My, You Look Rested
From WWD Scoop Magazine, September 2008
The weak dollar has foreigners flocking to the U.S. for deals in cosmetic surgery.
Bernadette, a 48-year-old human resources manager from London, planned to return home from her summer vacation in Los Angeles looking more than simply rested. She wanted to look perfect.
So, in addition to sightseeing and a spot of shopping, the Birmingham woman spent a day with a Beverly Hills cosmetic surgeon, getting her forehead and brow lifted and bags under her eyes removed.
Bernadette, who asked to use her first name only, is one of a jet stream of cosmetic surgery-seeking Europeans on U.S.-bound flights whose travel plans are driven by the weaker dollar.
It’s reverse medical tourism: Americans long have been known to fly to places like Bangkok and Mexico to save on procedures such as root canals.

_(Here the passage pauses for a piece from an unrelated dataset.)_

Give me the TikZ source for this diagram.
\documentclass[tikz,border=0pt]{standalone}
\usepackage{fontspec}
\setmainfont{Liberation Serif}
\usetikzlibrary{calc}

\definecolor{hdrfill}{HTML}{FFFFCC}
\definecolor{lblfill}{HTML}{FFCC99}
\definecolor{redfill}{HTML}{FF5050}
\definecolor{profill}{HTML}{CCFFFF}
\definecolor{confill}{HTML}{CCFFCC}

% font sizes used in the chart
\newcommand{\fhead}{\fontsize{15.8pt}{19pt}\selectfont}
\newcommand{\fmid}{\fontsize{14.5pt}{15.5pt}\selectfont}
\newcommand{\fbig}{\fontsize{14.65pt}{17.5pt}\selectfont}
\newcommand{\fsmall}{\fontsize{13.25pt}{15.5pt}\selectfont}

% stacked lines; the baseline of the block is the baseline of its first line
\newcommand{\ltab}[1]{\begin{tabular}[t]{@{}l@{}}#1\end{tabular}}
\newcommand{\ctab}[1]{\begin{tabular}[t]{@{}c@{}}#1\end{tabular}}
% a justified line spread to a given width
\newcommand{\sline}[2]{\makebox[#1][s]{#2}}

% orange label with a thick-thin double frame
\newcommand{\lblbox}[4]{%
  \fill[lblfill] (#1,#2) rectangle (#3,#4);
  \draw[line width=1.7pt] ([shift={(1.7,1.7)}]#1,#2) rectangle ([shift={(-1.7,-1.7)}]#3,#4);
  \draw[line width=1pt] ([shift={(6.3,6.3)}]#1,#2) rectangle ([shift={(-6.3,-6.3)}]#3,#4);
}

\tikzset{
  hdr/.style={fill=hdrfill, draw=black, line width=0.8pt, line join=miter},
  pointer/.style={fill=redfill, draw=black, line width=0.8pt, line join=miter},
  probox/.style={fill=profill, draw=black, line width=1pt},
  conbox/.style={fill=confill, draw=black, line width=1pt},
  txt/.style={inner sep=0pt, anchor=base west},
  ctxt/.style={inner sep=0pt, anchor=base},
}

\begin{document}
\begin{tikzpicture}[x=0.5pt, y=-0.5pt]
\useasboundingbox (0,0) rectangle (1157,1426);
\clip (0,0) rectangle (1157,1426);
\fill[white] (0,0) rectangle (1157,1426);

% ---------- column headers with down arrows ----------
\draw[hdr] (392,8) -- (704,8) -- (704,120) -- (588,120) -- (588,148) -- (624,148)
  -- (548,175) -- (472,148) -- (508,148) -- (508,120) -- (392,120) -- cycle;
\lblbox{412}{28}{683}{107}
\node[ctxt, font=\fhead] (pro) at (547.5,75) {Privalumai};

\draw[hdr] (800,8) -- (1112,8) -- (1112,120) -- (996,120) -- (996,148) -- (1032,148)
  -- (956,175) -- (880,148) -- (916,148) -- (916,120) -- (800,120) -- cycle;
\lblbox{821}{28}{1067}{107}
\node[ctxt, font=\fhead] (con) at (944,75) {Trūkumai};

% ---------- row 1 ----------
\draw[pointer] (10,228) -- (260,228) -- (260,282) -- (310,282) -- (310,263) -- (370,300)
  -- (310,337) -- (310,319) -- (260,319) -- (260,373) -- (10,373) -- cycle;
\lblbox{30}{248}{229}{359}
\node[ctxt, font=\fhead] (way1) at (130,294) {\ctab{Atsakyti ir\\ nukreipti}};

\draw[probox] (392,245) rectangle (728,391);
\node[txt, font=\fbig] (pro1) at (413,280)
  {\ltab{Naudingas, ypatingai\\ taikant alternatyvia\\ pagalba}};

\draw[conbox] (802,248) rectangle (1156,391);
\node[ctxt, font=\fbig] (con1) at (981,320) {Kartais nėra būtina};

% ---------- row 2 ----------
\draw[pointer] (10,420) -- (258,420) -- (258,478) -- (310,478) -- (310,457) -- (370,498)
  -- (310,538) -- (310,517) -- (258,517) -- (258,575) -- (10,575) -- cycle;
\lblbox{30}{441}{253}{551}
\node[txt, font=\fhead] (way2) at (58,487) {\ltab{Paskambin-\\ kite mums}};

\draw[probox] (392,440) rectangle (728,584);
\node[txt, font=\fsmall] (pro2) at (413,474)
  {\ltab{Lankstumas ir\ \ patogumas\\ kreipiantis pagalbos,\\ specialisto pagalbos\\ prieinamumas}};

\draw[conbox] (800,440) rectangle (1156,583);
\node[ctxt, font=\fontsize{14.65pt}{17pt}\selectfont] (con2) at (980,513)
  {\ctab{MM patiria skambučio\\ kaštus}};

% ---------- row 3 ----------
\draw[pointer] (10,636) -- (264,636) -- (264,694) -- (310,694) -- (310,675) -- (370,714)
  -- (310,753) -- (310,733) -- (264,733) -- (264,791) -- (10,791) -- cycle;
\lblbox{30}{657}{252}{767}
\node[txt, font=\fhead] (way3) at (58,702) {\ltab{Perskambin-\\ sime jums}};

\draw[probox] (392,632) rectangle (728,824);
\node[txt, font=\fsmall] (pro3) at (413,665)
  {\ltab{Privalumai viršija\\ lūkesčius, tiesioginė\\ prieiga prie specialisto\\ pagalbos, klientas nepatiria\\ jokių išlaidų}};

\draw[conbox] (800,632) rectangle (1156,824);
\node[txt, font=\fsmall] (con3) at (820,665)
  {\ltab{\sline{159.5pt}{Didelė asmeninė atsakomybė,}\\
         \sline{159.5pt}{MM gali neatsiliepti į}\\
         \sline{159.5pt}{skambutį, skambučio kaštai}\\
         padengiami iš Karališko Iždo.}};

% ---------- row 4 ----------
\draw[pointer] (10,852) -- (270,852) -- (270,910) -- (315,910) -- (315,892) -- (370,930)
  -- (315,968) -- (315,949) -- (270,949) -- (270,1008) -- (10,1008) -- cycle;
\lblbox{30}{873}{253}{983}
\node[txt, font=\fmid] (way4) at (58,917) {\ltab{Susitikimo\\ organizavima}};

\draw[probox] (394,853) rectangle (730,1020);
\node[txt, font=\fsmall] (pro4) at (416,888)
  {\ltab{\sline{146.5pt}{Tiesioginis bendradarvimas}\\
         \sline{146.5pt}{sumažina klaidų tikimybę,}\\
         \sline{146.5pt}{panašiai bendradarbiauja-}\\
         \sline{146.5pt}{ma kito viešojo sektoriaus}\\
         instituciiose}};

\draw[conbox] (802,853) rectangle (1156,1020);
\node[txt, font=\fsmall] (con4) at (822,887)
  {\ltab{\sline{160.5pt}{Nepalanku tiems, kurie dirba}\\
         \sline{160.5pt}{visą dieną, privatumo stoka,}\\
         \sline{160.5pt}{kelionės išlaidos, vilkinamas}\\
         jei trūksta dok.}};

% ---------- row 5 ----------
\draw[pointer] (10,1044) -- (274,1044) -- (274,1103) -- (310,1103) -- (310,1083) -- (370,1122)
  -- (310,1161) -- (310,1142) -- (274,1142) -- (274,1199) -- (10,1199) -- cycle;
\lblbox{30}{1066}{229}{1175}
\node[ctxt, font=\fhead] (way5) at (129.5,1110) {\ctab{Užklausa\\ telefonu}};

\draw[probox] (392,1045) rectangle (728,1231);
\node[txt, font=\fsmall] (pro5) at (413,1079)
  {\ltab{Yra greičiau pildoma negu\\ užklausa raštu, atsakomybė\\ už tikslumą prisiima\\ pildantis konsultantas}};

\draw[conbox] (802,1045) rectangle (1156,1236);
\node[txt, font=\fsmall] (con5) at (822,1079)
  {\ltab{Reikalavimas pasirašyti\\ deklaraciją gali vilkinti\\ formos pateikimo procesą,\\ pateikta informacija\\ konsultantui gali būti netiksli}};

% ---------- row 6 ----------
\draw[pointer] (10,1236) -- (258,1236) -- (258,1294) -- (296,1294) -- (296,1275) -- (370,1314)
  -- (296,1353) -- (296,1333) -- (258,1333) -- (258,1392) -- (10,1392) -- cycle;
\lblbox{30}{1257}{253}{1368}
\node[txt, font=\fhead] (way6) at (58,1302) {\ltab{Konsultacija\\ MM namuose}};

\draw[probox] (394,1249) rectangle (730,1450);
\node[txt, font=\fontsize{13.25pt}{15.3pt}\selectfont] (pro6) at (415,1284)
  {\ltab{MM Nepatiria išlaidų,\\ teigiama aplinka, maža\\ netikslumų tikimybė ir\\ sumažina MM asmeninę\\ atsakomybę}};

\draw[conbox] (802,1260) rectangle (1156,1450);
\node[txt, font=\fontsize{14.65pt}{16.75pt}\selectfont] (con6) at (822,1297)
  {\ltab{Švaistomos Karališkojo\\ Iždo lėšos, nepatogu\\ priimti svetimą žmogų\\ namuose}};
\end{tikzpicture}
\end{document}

Now, given the currency conversion rate, patients and surgeons say flying Stateside for a facelift or tummy tuck, even including airfare and hotel stays, is significantly cheaper than getting the procedure done at home. And that’s even though the pound and euro have weakened against the dollar in recent weeks.

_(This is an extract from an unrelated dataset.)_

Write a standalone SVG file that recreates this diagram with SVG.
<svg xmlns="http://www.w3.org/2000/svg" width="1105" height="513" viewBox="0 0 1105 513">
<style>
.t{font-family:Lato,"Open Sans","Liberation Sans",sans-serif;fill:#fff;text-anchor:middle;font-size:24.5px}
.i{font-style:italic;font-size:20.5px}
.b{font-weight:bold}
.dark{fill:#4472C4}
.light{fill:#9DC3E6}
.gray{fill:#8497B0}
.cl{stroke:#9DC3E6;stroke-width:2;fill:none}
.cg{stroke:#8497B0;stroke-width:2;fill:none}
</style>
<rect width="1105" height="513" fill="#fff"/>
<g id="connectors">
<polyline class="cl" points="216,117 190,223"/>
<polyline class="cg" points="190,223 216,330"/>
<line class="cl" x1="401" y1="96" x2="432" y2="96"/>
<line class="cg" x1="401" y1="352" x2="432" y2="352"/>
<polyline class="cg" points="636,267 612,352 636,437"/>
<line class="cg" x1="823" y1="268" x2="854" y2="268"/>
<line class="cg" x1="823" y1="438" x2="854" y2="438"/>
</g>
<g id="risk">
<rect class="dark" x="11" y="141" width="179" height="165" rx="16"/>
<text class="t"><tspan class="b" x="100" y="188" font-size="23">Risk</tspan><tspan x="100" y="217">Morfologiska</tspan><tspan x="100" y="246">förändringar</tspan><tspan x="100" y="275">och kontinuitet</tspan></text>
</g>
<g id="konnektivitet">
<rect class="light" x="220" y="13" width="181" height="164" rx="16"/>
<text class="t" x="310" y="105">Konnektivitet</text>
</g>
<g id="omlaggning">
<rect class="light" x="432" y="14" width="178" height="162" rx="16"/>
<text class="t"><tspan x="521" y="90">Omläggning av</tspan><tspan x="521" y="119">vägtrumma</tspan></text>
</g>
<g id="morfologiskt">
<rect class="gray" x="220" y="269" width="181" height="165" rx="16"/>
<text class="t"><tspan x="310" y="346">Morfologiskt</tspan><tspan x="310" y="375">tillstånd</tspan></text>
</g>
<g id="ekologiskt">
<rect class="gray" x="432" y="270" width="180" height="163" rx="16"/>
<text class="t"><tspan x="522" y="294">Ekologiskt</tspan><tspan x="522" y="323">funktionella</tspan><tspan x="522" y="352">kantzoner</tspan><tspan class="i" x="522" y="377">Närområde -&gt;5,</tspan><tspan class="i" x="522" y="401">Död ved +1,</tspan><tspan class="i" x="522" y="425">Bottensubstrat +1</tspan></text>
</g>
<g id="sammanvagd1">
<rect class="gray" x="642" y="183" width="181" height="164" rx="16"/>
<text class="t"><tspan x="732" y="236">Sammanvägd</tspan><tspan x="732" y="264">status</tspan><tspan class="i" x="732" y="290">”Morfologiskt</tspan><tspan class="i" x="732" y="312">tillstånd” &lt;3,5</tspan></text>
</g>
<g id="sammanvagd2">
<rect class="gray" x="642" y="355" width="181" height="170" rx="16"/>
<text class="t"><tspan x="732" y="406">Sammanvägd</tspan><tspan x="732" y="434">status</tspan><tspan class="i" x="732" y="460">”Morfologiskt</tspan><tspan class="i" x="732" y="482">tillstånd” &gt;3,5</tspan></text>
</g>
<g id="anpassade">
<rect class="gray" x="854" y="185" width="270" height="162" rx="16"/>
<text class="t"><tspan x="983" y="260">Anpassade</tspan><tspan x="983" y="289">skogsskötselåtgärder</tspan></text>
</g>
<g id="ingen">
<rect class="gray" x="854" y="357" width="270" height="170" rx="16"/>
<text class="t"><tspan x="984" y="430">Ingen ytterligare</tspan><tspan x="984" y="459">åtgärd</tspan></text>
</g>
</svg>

As the American economic crisis continues and Americans put off indulgences including liposuction and breast implants, surgeons say their practices are being shored up by tourists from Russia, the Middle East, South America, Europe and Asia. As a result, a number of top-tier practices have started acting as de facto travel agencies, helping their overseas patients book stays at hotels and recovery centers, hiring multilingual office staff and canvassing further business by advertising in in-flight magazines.
“Frankly, we’re a bargain for them today,” says Richard Fleming, Bernadette’s surgeon, who runs the Beverly Hills Institute of Aesthetic and Reconstructive Surgery and who is seeing 20 percent more patients from overseas than he did a year ago. “A lot of this is related to the value of the dollar, and that’s what everything comes down to.”
For Bernadette, who stayed with friends, the savings were substantial: The surgery cost her $9,500, the airfare another $700. She figured the entire month in Los Angeles would total about 6,000 British pounds, or approximately $10,500. She compared that with the estimates she had been given by cosmetic surgeons in London, where she was told the surgery alone would be closer to 10,000 pounds, or about $19,000.
“Now, it seems so cheap,” she says. “And I got a whole holiday out of it.”
While some surgeons say the trend relies largely on global economics, others insist that, once that door has been opened, there’s no turning back.
Fleming declares, “Once an approach is established, it doesn’t really reverse.”